> **SET PROBLEM**
Copy each line holding the string "that".

> **SUPPLIED RECORDS**
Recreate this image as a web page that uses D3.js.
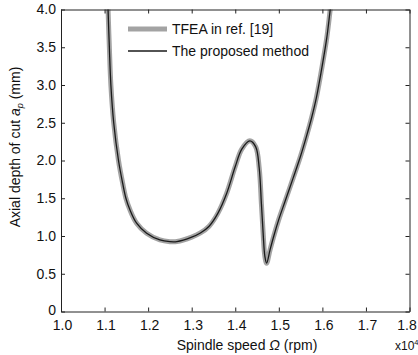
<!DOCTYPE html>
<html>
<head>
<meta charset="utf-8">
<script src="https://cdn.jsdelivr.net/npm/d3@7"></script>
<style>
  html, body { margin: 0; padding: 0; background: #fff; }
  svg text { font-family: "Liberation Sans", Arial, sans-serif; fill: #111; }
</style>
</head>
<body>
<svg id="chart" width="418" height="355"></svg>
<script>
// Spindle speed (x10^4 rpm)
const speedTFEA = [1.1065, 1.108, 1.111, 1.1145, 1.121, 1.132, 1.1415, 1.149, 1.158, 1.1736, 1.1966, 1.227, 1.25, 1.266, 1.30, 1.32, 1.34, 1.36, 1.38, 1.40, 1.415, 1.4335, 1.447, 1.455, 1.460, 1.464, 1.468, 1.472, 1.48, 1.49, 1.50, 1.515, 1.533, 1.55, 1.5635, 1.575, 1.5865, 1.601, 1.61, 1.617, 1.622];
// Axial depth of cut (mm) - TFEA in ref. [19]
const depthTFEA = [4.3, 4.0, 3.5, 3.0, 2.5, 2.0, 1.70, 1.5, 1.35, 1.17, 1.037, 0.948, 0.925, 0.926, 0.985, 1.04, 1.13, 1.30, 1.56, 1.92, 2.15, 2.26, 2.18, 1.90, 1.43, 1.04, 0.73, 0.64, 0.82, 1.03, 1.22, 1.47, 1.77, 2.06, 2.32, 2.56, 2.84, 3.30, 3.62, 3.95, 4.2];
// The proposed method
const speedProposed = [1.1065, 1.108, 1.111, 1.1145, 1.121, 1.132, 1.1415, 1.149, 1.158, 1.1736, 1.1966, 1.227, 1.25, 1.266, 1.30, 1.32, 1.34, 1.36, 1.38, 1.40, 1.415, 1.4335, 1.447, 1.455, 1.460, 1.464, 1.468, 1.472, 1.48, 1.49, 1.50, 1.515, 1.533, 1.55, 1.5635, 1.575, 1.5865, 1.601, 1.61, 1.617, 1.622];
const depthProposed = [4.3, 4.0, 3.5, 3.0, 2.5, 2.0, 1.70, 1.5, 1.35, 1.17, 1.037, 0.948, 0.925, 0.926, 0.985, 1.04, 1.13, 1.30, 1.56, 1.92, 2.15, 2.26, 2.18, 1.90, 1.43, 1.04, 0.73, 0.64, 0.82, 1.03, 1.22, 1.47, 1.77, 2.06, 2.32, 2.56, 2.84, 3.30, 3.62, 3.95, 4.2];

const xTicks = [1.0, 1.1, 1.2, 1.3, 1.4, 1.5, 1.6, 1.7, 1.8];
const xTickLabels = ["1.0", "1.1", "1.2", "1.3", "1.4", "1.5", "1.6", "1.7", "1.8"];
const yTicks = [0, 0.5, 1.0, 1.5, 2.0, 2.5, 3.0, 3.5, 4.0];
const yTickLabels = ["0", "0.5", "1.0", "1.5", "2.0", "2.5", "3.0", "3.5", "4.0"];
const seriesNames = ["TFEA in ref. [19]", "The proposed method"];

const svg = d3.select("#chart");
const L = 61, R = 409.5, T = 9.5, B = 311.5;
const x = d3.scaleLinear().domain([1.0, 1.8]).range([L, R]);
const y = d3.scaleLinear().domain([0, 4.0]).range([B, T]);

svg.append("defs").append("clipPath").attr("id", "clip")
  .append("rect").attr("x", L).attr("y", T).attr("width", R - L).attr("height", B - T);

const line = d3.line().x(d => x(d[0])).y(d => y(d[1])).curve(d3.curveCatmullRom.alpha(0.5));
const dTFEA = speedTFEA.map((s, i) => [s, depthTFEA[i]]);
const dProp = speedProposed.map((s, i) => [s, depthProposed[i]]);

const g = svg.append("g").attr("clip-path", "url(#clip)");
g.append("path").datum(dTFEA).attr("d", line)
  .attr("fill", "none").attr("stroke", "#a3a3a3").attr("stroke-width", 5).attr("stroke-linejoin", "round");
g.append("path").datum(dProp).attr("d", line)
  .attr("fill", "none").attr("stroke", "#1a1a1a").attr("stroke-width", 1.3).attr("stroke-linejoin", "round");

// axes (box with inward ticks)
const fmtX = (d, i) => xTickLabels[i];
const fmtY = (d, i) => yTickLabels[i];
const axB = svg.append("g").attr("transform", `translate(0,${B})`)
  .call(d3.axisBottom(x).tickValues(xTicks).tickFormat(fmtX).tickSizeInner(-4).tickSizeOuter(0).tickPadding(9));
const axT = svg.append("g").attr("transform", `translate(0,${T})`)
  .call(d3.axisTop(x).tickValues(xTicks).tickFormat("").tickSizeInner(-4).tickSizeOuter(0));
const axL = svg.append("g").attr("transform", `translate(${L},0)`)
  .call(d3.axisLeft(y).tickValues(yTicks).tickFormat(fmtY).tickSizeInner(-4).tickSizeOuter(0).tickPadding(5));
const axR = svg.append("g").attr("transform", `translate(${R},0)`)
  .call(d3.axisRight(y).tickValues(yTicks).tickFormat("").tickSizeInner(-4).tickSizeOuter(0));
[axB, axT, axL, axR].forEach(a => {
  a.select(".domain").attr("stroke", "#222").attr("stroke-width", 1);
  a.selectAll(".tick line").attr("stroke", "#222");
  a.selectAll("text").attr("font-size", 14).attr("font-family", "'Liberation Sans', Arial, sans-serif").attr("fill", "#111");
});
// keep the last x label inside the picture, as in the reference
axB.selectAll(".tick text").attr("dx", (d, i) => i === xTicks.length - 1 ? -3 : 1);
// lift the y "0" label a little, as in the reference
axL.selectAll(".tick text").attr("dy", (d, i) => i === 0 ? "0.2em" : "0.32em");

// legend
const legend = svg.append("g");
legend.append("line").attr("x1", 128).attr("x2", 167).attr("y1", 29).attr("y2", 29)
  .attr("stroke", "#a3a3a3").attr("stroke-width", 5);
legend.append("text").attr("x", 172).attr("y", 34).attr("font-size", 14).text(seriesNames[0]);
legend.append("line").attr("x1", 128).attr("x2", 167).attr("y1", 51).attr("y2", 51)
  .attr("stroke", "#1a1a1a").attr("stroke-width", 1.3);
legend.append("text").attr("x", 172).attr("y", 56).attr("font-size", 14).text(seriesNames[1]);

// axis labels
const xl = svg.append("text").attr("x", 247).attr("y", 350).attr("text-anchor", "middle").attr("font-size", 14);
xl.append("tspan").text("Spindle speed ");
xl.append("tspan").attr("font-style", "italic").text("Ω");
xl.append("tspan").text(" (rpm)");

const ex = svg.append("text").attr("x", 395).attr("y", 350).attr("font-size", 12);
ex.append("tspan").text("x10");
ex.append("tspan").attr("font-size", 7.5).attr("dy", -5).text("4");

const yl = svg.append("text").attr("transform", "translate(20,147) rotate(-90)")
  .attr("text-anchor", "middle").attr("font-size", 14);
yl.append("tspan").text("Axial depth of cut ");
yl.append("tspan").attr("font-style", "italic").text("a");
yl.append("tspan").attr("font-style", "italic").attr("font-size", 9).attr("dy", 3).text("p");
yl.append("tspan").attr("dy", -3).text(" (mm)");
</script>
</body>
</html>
* * *
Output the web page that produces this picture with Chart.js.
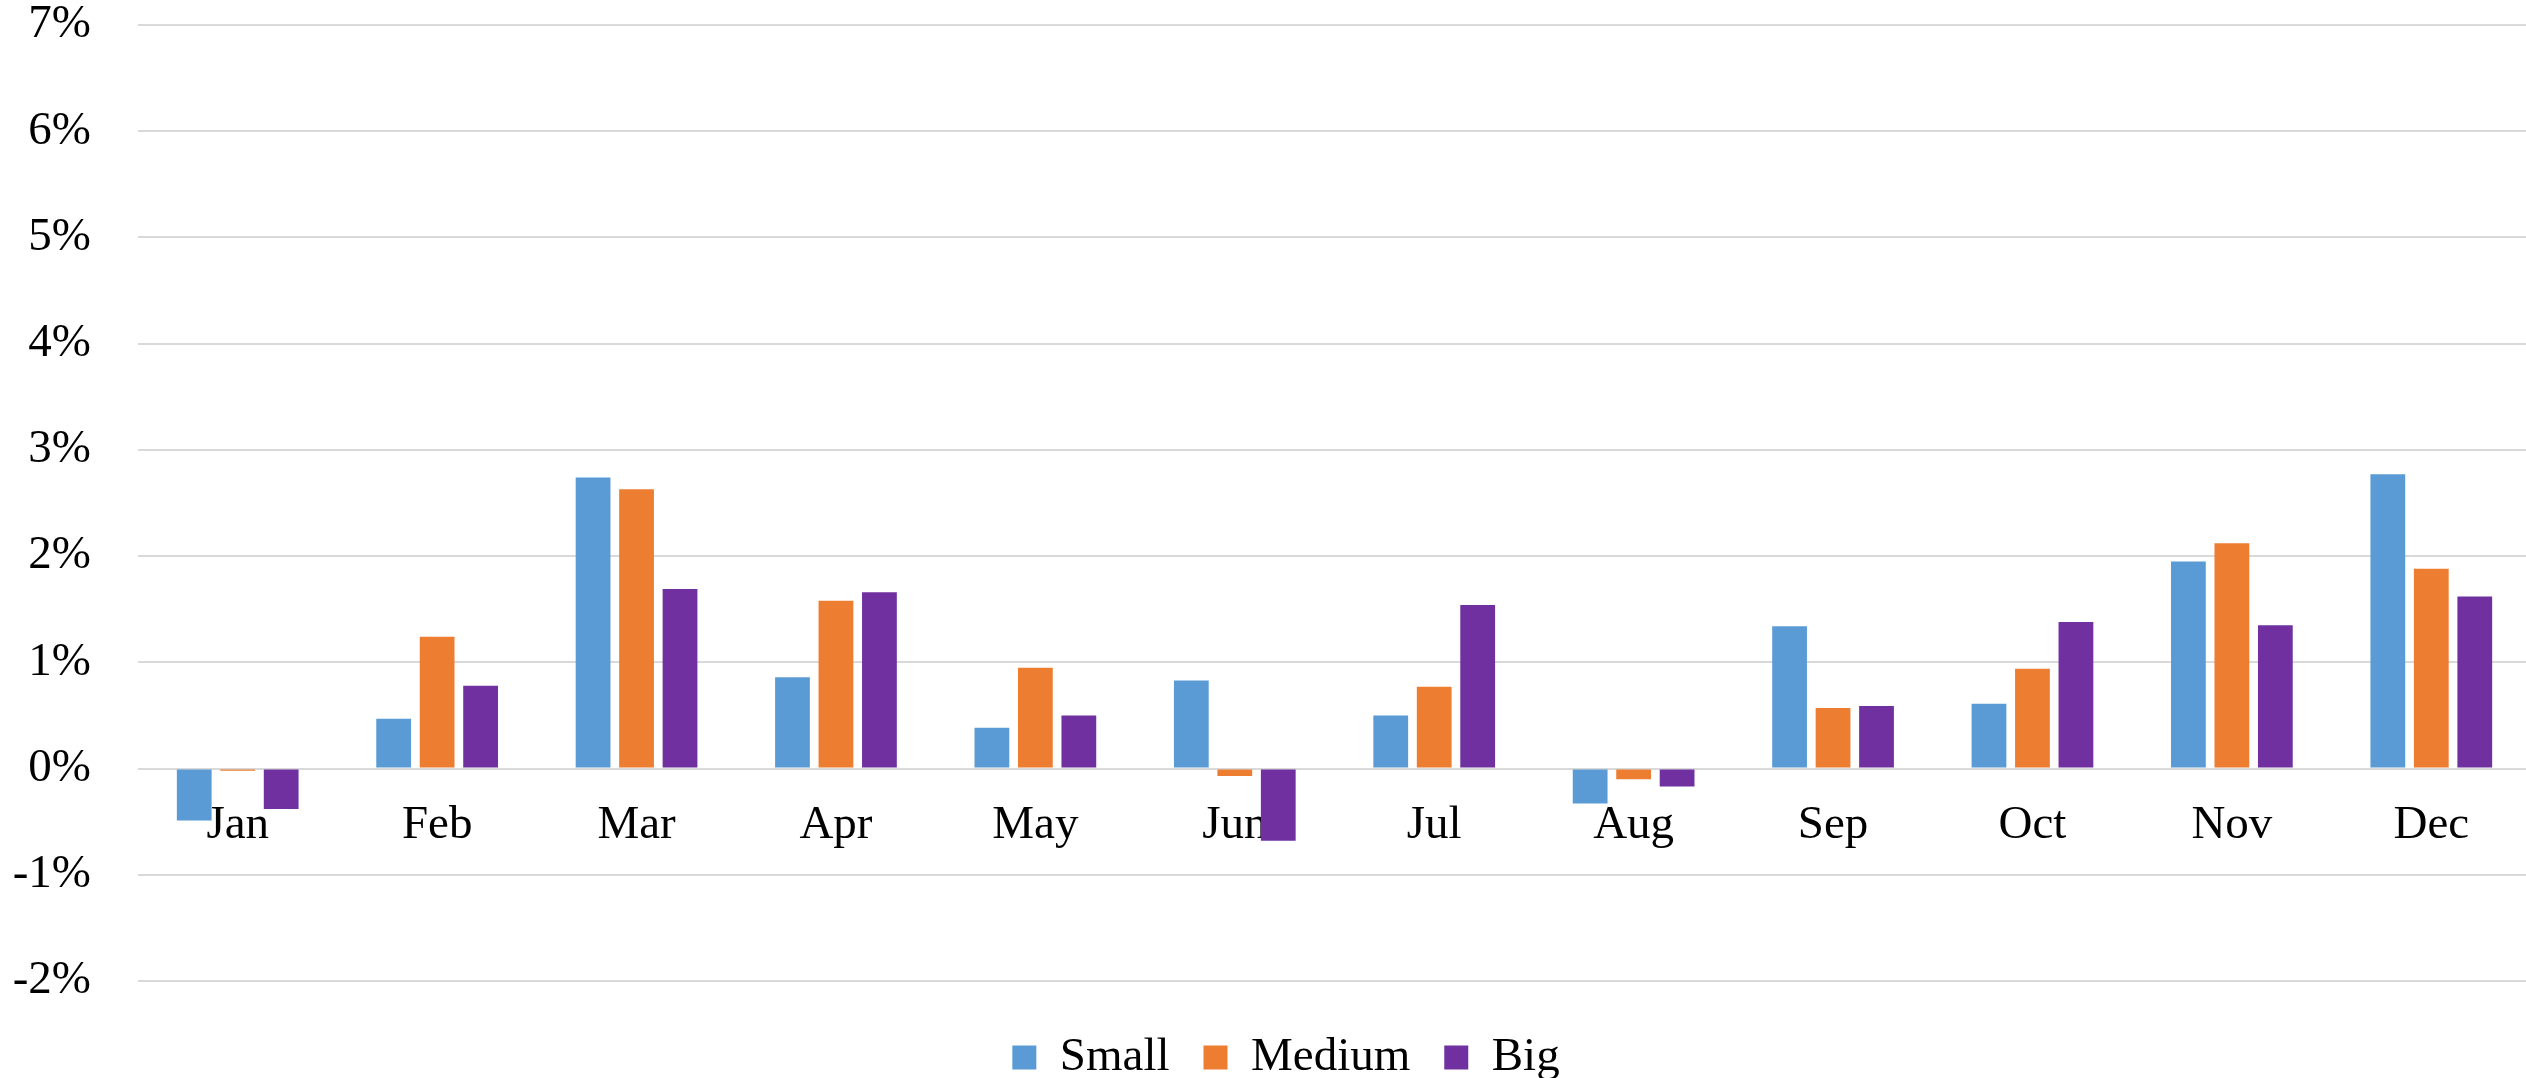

> **SOLUTION**
Recreate this image as a web page that uses D3.js.
Output the web page that produces this picture with Chart.js.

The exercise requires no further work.